Multiple Access Techniques via Spatial Precoding

Abstract

The main goal of this work was to analyse the viability of Spatial Modulation as a technology to implement and support future 5G systems that are currently being developed. This was done by evaluating multiple access strategies applied with Spatial Modulation in multiple user scenarios, and finding a solution that may be viable for a real world implementation. The solution found to apply with Spatial Modulation is a Space-Time CDMA based one. The system's performance was analysed by testing the influence of its main parameters in multiple scenarios with various detectors. Some scenarios are from 5G projects to understand its viability for 5G systems. The main influential parameters were the number of receive antennas and the number of users, the first with a gain of approximately 4 dB. The second one shows only a negligible degradation for a Maximum Likelihood decoder.
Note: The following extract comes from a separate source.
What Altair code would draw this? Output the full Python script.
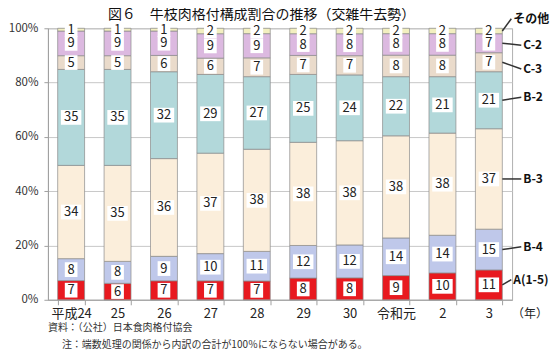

For the other non-optimal detectors used, it degrades the performance due to the presence of multiple access interference. The spatial diversity associated with transmit antennas was also analysed due to the existing trade-off between orthogonality and diversity. For the Matched filter detector, diversity does not compensate the loss of orthogonality, opposite to the other detectors, due to its vulnerability to multiple access interference. The presence of correlation between antennas also degrades performance in approximately 2 dB. For the 5G scenarios, the system shows negligible degradation for a higher number of users, demonstrating its potential to fit well in future 5G systems.